Copy the listing below in full and skip every picture.
★ ★ ★
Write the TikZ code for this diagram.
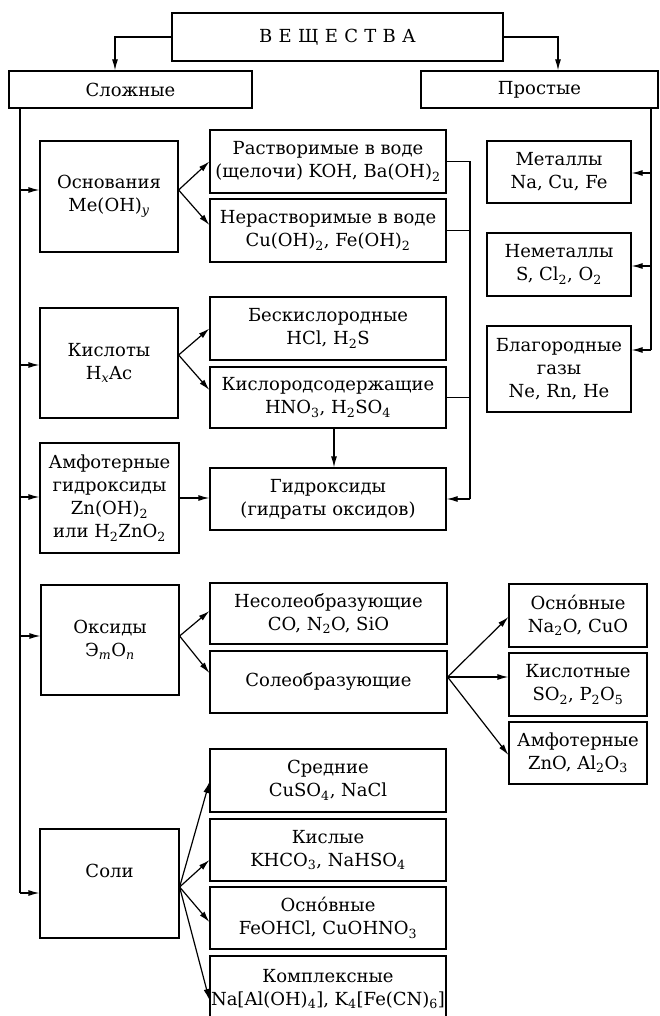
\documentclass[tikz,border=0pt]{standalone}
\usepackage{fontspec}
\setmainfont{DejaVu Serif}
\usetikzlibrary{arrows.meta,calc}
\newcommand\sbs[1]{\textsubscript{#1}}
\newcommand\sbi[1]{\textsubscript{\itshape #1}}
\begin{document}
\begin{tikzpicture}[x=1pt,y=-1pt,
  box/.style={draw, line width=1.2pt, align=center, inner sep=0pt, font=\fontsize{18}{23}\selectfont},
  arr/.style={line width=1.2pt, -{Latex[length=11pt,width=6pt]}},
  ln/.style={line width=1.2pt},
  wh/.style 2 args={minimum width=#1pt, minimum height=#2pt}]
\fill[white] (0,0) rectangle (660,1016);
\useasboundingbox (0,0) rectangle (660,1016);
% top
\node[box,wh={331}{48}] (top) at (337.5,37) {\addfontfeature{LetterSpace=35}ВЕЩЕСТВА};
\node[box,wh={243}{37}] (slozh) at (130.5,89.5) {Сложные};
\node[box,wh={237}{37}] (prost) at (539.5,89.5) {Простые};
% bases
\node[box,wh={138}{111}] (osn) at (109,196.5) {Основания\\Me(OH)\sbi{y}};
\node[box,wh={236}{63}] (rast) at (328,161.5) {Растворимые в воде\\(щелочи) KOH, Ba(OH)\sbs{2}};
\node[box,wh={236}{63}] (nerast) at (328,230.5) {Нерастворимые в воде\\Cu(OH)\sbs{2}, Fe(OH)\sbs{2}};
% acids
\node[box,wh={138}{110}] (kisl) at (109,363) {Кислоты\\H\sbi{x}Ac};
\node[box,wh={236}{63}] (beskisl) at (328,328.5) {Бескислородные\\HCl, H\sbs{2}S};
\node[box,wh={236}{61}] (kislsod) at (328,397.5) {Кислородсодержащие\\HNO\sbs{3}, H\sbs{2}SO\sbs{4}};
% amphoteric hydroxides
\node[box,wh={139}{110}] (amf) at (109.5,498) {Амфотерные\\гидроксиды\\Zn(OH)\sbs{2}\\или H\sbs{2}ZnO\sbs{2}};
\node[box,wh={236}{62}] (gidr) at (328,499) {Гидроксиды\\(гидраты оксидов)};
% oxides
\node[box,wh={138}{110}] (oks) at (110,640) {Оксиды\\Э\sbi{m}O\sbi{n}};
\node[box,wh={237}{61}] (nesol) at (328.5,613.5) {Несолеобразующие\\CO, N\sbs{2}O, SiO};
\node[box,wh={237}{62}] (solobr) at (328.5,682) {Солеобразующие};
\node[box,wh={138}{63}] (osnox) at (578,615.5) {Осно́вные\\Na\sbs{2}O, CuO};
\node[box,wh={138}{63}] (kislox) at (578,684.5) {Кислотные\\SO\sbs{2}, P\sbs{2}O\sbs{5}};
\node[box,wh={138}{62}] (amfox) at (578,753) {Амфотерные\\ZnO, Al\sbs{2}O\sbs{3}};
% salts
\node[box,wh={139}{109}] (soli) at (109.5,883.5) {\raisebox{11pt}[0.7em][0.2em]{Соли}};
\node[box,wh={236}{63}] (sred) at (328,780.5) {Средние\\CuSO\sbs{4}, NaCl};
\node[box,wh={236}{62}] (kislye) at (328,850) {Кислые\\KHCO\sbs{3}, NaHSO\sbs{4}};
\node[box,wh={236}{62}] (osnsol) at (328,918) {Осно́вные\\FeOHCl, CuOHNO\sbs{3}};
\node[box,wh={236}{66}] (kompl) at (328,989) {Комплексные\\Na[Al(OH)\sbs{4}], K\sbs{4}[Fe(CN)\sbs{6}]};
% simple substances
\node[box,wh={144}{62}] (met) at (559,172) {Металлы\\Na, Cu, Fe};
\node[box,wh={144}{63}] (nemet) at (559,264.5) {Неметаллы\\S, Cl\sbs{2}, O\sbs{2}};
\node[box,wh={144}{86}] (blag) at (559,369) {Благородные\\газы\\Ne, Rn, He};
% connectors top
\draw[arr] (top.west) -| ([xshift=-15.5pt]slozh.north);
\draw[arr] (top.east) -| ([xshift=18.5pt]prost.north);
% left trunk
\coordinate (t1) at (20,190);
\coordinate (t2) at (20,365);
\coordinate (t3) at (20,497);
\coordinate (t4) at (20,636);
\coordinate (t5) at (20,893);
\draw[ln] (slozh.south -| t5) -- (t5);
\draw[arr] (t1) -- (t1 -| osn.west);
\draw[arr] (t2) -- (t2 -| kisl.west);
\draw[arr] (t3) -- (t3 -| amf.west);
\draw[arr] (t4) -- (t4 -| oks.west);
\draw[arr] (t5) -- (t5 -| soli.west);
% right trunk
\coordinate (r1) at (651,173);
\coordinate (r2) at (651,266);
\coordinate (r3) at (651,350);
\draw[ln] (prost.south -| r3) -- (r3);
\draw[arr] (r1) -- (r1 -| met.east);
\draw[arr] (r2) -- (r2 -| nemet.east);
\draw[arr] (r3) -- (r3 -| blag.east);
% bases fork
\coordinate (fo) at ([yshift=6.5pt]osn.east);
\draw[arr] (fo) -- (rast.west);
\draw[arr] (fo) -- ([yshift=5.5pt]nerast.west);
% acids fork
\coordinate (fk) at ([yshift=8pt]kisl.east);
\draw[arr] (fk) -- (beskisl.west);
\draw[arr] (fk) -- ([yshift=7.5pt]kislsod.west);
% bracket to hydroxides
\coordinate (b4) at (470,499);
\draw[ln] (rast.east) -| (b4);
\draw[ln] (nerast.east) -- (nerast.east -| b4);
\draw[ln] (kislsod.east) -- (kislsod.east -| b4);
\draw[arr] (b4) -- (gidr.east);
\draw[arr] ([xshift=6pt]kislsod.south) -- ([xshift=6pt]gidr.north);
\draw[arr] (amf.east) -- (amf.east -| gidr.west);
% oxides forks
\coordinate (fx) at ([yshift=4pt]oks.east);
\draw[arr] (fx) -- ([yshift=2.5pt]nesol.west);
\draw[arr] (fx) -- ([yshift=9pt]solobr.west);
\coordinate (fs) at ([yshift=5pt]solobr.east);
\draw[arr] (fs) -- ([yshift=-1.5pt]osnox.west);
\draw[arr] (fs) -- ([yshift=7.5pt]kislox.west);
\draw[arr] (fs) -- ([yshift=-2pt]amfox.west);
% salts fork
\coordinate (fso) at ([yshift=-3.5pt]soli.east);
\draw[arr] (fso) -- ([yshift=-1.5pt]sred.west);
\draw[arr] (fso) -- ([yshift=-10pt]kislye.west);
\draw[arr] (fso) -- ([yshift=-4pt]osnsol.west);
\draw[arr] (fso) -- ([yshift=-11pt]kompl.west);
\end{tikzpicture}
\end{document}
★ ★ ★
[SOLUTION FOR THIS PROBLEM]
Write the TikZ code for this diagram.
\documentclass[tikz,border=0pt]{standalone}
\usepackage{fontspec}
\setmainfont{DejaVu Serif}
\usetikzlibrary{arrows.meta,calc}
\newcommand\sbs[1]{\textsubscript{#1}}
\newcommand\sbi[1]{\textsubscript{\itshape #1}}
\begin{document}
\begin{tikzpicture}[x=1pt,y=-1pt,
  box/.style={draw, line width=1.2pt, align=center, inner sep=0pt, font=\fontsize{18}{23}\selectfont},
  arr/.style={line width=1.2pt, -{Latex[length=11pt,width=6pt]}},
  ln/.style={line width=1.2pt},
  wh/.style 2 args={minimum width=#1pt, minimum height=#2pt}]
\fill[white] (0,0) rectangle (660,1016);
\useasboundingbox (0,0) rectangle (660,1016);
% top
\node[box,wh={331}{48}] (top) at (337.5,37) {\addfontfeature{LetterSpace=35}ВЕЩЕСТВА};
\node[box,wh={243}{37}] (slozh) at (130.5,89.5) {Сложные};
\node[box,wh={237}{37}] (prost) at (539.5,89.5) {Простые};
% bases
\node[box,wh={138}{111}] (osn) at (109,196.5) {Основания\\Me(OH)\sbi{y}};
\node[box,wh={236}{63}] (rast) at (328,161.5) {Растворимые в воде\\(щелочи) KOH, Ba(OH)\sbs{2}};
\node[box,wh={236}{63}] (nerast) at (328,230.5) {Нерастворимые в воде\\Cu(OH)\sbs{2}, Fe(OH)\sbs{2}};
% acids
\node[box,wh={138}{110}] (kisl) at (109,363) {Кислоты\\H\sbi{x}Ac};
\node[box,wh={236}{63}] (beskisl) at (328,328.5) {Бескислородные\\HCl, H\sbs{2}S};
\node[box,wh={236}{61}] (kislsod) at (328,397.5) {Кислородсодержащие\\HNO\sbs{3}, H\sbs{2}SO\sbs{4}};
% amphoteric hydroxides
\node[box,wh={139}{110}] (amf) at (109.5,498) {Амфотерные\\гидроксиды\\Zn(OH)\sbs{2}\\или H\sbs{2}ZnO\sbs{2}};
\node[box,wh={236}{62}] (gidr) at (328,499) {Гидроксиды\\(гидраты оксидов)};
% oxides
\node[box,wh={138}{110}] (oks) at (110,640) {Оксиды\\Э\sbi{m}O\sbi{n}};
\node[box,wh={237}{61}] (nesol) at (328.5,613.5) {Несолеобразующие\\CO, N\sbs{2}O, SiO};
\node[box,wh={237}{62}] (solobr) at (328.5,682) {Солеобразующие};
\node[box,wh={138}{63}] (osnox) at (578,615.5) {Осно́вные\\Na\sbs{2}O, CuO};
\node[box,wh={138}{63}] (kislox) at (578,684.5) {Кислотные\\SO\sbs{2}, P\sbs{2}O\sbs{5}};
\node[box,wh={138}{62}] (amfox) at (578,753) {Амфотерные\\ZnO, Al\sbs{2}O\sbs{3}};
% salts
\node[box,wh={139}{109}] (soli) at (109.5,883.5) {\raisebox{11pt}[0.7em][0.2em]{Соли}};
\node[box,wh={236}{63}] (sred) at (328,780.5) {Средние\\CuSO\sbs{4}, NaCl};
\node[box,wh={236}{62}] (kislye) at (328,850) {Кислые\\KHCO\sbs{3}, NaHSO\sbs{4}};
\node[box,wh={236}{62}] (osnsol) at (328,918) {Осно́вные\\FeOHCl, CuOHNO\sbs{3}};
\node[box,wh={236}{66}] (kompl) at (328,989) {Комплексные\\Na[Al(OH)\sbs{4}], K\sbs{4}[Fe(CN)\sbs{6}]};
% simple substances
\node[box,wh={144}{62}] (met) at (559,172) {Металлы\\Na, Cu, Fe};
\node[box,wh={144}{63}] (nemet) at (559,264.5) {Неметаллы\\S, Cl\sbs{2}, O\sbs{2}};
\node[box,wh={144}{86}] (blag) at (559,369) {Благородные\\газы\\Ne, Rn, He};
% connectors top
\draw[arr] (top.west) -| ([xshift=-15.5pt]slozh.north);
\draw[arr] (top.east) -| ([xshift=18.5pt]prost.north);
% left trunk
\coordinate (t1) at (20,190);
\coordinate (t2) at (20,365);
\coordinate (t3) at (20,497);
\coordinate (t4) at (20,636);
\coordinate (t5) at (20,893);
\draw[ln] (slozh.south -| t5) -- (t5);
\draw[arr] (t1) -- (t1 -| osn.west);
\draw[arr] (t2) -- (t2 -| kisl.west);
\draw[arr] (t3) -- (t3 -| amf.west);
\draw[arr] (t4) -- (t4 -| oks.west);
\draw[arr] (t5) -- (t5 -| soli.west);
% right trunk
\coordinate (r1) at (651,173);
\coordinate (r2) at (651,266);
\coordinate (r3) at (651,350);
\draw[ln] (prost.south -| r3) -- (r3);
\draw[arr] (r1) -- (r1 -| met.east);
\draw[arr] (r2) -- (r2 -| nemet.east);
\draw[arr] (r3) -- (r3 -| blag.east);
% bases fork
\coordinate (fo) at ([yshift=6.5pt]osn.east);
\draw[arr] (fo) -- (rast.west);
\draw[arr] (fo) -- ([yshift=5.5pt]nerast.west);
% acids fork
\coordinate (fk) at ([yshift=8pt]kisl.east);
\draw[arr] (fk) -- (beskisl.west);
\draw[arr] (fk) -- ([yshift=7.5pt]kislsod.west);
% bracket to hydroxides
\coordinate (b4) at (470,499);
\draw[ln] (rast.east) -| (b4);
\draw[ln] (nerast.east) -- (nerast.east -| b4);
\draw[ln] (kislsod.east) -- (kislsod.east -| b4);
\draw[arr] (b4) -- (gidr.east);
\draw[arr] ([xshift=6pt]kislsod.south) -- ([xshift=6pt]gidr.north);
\draw[arr] (amf.east) -- (amf.east -| gidr.west);
% oxides forks
\coordinate (fx) at ([yshift=4pt]oks.east);
\draw[arr] (fx) -- ([yshift=2.5pt]nesol.west);
\draw[arr] (fx) -- ([yshift=9pt]solobr.west);
\coordinate (fs) at ([yshift=5pt]solobr.east);
\draw[arr] (fs) -- ([yshift=-1.5pt]osnox.west);
\draw[arr] (fs) -- ([yshift=7.5pt]kislox.west);
\draw[arr] (fs) -- ([yshift=-2pt]amfox.west);
% salts fork
\coordinate (fso) at ([yshift=-3.5pt]soli.east);
\draw[arr] (fso) -- ([yshift=-1.5pt]sred.west);
\draw[arr] (fso) -- ([yshift=-10pt]kislye.west);
\draw[arr] (fso) -- ([yshift=-4pt]osnsol.west);
\draw[arr] (fso) -- ([yshift=-11pt]kompl.west);
\end{tikzpicture}
\end{document}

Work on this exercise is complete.